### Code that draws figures
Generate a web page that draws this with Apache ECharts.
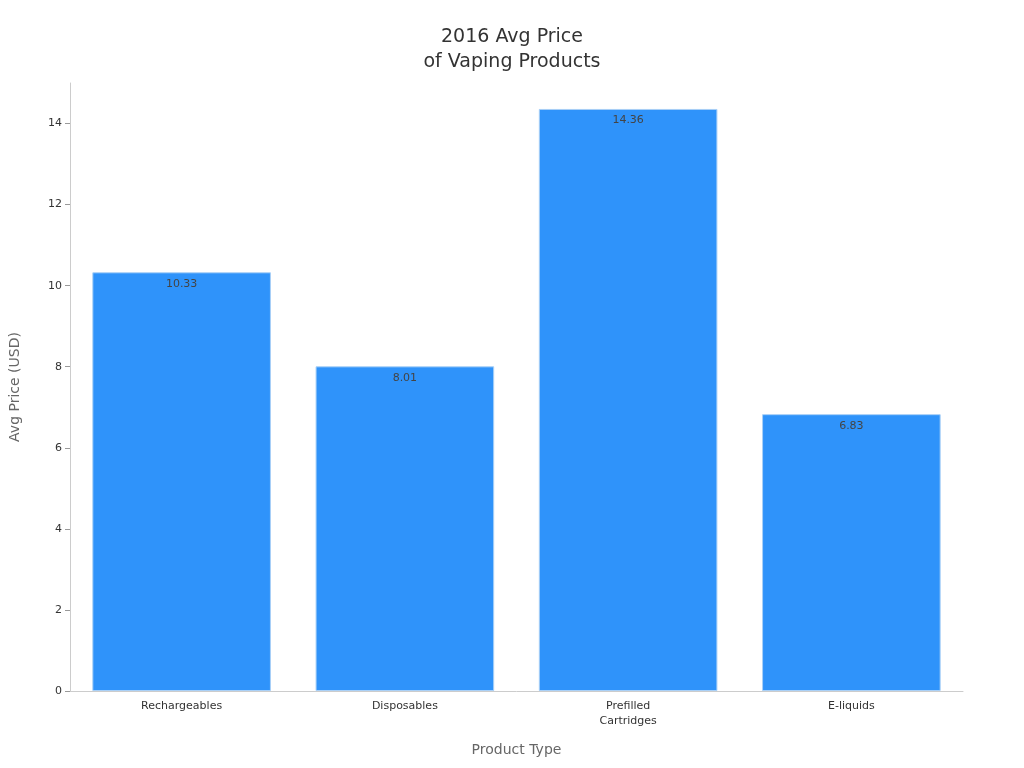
<!DOCTYPE html>
<html>
<head>
<meta charset="utf-8">
<script src="https://cdn.jsdelivr.net/npm/echarts@6/dist/echarts.min.js"></script>
<style>html,body{margin:0;padding:0;background:#fff}#chart{width:1024px;height:768px}</style>
</head>
<body>
<div id="chart"></div>
<script>
var categories = ['Rechargeables', 'Disposables', 'Prefilled\nCartridges', 'E-liquids'];
var avgPrices = [10.33, 8.01, 14.36, 6.83];
var yTicks = { min: 0, max: 15, interval: 2 };

var chart = echarts.init(document.getElementById('chart'));
chart.setOption({
    animation: false,
    textStyle: { fontFamily: 'DejaVu Sans' },
    title: {
        text: '2016 Avg Price\nof Vaping Products',
        left: 'center',
        top: 20,
        textStyle: { fontSize: 19, fontWeight: 'normal', color: '#333', lineHeight: 25 }
    },
    grid: { left: 60, right: 61, top: 83, bottom: 77 },
    xAxis: {
        type: 'category',
        data: categories,
        name: 'Product Type',
        nameLocation: 'middle',
        nameGap: 52,
        nameTextStyle: { fontSize: 14, color: '#666' },
        axisLine: { lineStyle: { color: '#ccc' } },
        axisTick: { show: false },
        axisLabel: { fontSize: 11, color: '#333', lineHeight: 15 }
    },
    yAxis: {
        type: 'value',
        min: yTicks.min,
        max: yTicks.max,
        interval: yTicks.interval,
        name: 'Avg Price (USD)',
        nameLocation: 'middle',
        nameGap: 48,
        nameTextStyle: { fontSize: 14, color: '#666' },
        axisLine: { show: true, lineStyle: { color: '#ccc' } },
        axisTick: { show: true, lineStyle: { color: '#999' } },
        axisLabel: { fontSize: 11, color: '#333', showMaxLabel: false },
        splitLine: { show: false }
    },
    series: [{
        type: 'bar',
        data: avgPrices,
        barCategoryGap: '20%',
        itemStyle: { color: '#2f93fa', borderColor: '#a9d0f7', borderWidth: 1 },
        label: {
            show: true,
            position: 'insideTop',
            distance: 6,
            fontSize: 11,
            color: '#444'
        }
    }]
});
</script>
</body>
</html>
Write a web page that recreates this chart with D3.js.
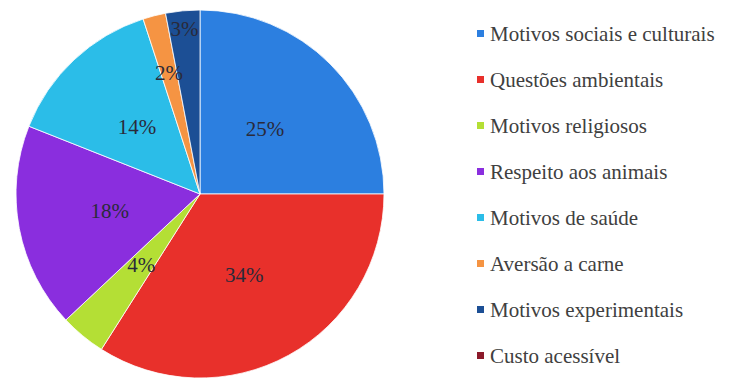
<!DOCTYPE html>
<html>
<head>
<meta charset="utf-8">
<script src="https://cdn.jsdelivr.net/npm/d3@7"></script>
</head>
<body style="margin:0">
<svg id="s" width="736" height="382"></svg>
<script>
// Reasons for choosing a vegetarian diet (% of answers)
const categories = [
  "Motivos sociais e culturais",
  "Questões ambientais",
  "Motivos religiosos",
  "Respeito aos animais",
  "Motivos de saúde",
  "Aversão a carne",
  "Motivos experimentais",
  "Custo acessível"
];
const values = [25, 34, 4, 18, 14, 2, 3, 0];
const colors = ["#2c7fe0", "#e8302b", "#b4df35", "#8a2ede", "#2bbde8", "#f59443", "#1c4f95", "#8c1a2a"];

// Label distance from the centre as a fraction of the radius (thin slices pushed outward)
const labelRadius = { "Aversão a carne": 0.68, "Motivos experimentais": 0.9 };

const fam = "Liberation Serif";

const svg = d3.select("#s");
const cx = 200, cy = 194, r = 184;

const data = categories.map((c, i) => ({ name: c, value: values[i], color: colors[i] }));
const arcs = d3.pie().sort(null).value(d => d.value)(data).filter(a => a.data.value > 0);
const arc = d3.arc().innerRadius(0).outerRadius(r);

svg.append("g")
  .attr("transform", `translate(${cx},${cy})`)
  .selectAll("path")
  .data(arcs)
  .join("path")
  .attr("d", arc)
  .attr("fill", d => d.data.color)
  .attr("stroke", "#ffffff")
  .attr("stroke-width", 0.8);

const mid = d => (d.startAngle + d.endAngle) / 2;
const kOf = d => labelRadius[d.data.name] || 0.5;

svg.selectAll("text.lbl")
  .data(arcs)
  .join("text")
  .attr("class", "lbl")
  .attr("x", d => cx + Math.sin(mid(d)) * r * kOf(d))
  .attr("y", d => cy - Math.cos(mid(d)) * r * kOf(d) + 7)
  .attr("text-anchor", "middle")
  .attr("font-family", fam)
  .style("font-family", `"${fam}"`)
  .style("font-size", "21px")
  .attr("fill", "#2a2a3a")
  .text(d => d.value + "%");

// Legend
const rowY = d3.scalePoint().domain(categories).range([34, 356]);

svg.selectAll("rect.key")
  .data(data)
  .join("rect")
  .attr("class", "key")
  .attr("x", 477)
  .attr("y", d => rowY(d.name) - 4)
  .attr("width", 7)
  .attr("height", 7)
  .attr("fill", d => d.color);

svg.selectAll("text.leg")
  .data(data)
  .join("text")
  .attr("class", "leg")
  .attr("x", 490)
  .attr("y", d => rowY(d.name) + 7)
  .attr("font-family", fam)
  .style("font-family", `"${fam}"`)
  .style("font-size", "21px")
  .attr("fill", "#404040")
  .text(d => d.name);
</script>
</body>
</html>
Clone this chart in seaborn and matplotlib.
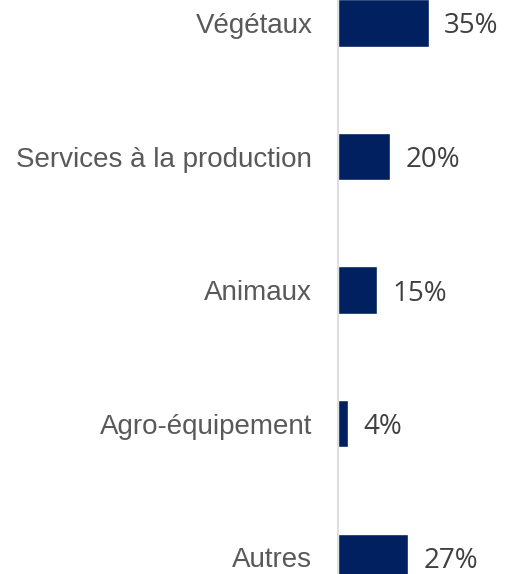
import matplotlib
matplotlib.use("Agg")
import matplotlib.pyplot as plt
import seaborn as sns
import pandas as pd

categories = ["Végétaux", "Services à la production", "Animaux", "Agro-équipement", "Autres"]
values = [35, 20, 15, 4, 27]
value_labels = ["35%", "20%", "15%", "4%", "27%"]

sns.set_style("white")
plt.rcParams['font.family'] = ['Liberation Sans', 'DejaVu Sans']

df = pd.DataFrame({"cat": categories, "val": values})

fig = plt.figure(figsize=(5.08, 5.74), dpi=100)
ax = fig.add_axes([338 / 508, 0, 1 - 338 / 508, 1])

sns.barplot(data=df, y="cat", x="val", orient="h", color="#002060",
            width=0.355, saturation=1, ax=ax)

ax.set_xlim(0, 65.4)
ax.set_ylim(4.125, -0.172)
ax.set_xlabel("")
ax.set_ylabel("")
ax.set_xticks([])
for s in ["top", "right", "bottom"]:
    ax.spines[s].set_visible(False)
ax.spines["left"].set_color("#d9d9d9")
ax.spines["left"].set_linewidth(1.2)
ax.tick_params(axis="y", length=0, pad=18.5, labelsize=20, labelcolor="#595959")

for i, (v, lab) in enumerate(zip(values, value_labels)):
    ax.annotate(lab, xy=(v, i), xytext=(11, 0), textcoords="offset points",
                ha="left", va="center_baseline", fontsize=20,
                color="#404040", family="Open Sans")

fig.savefig("out.png", dpi=100)
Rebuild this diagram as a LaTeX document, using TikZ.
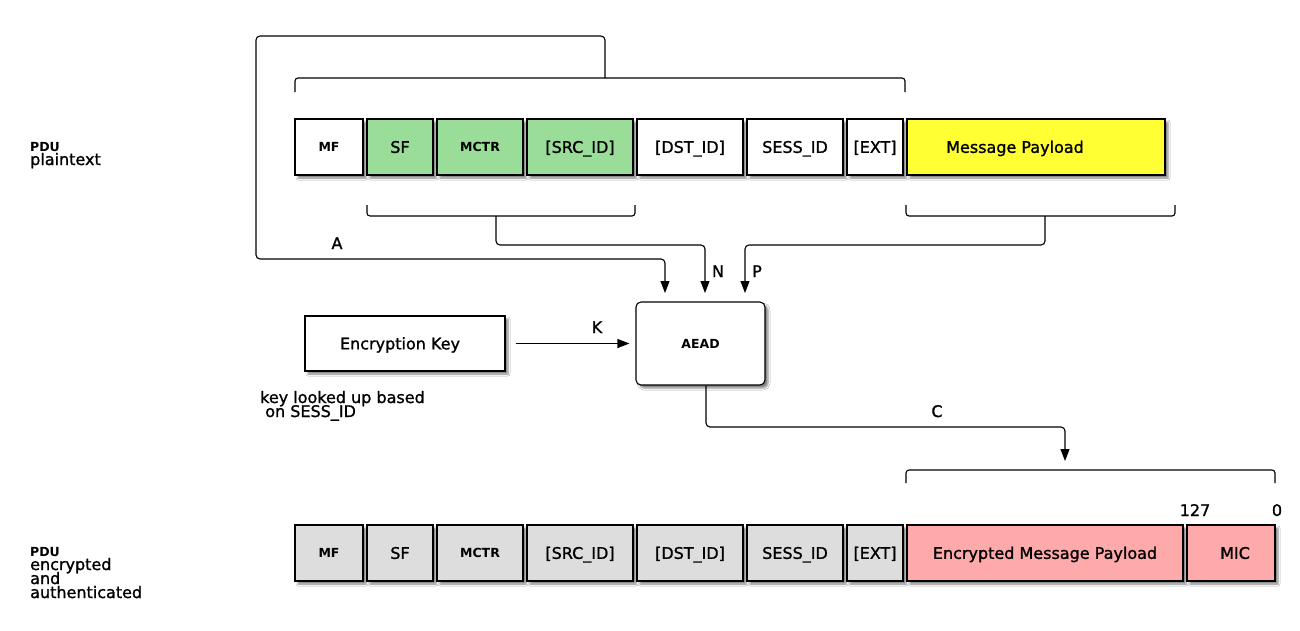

### Task goal
Tell how many lines include "document". The number is the whole answer.

### Correct response
2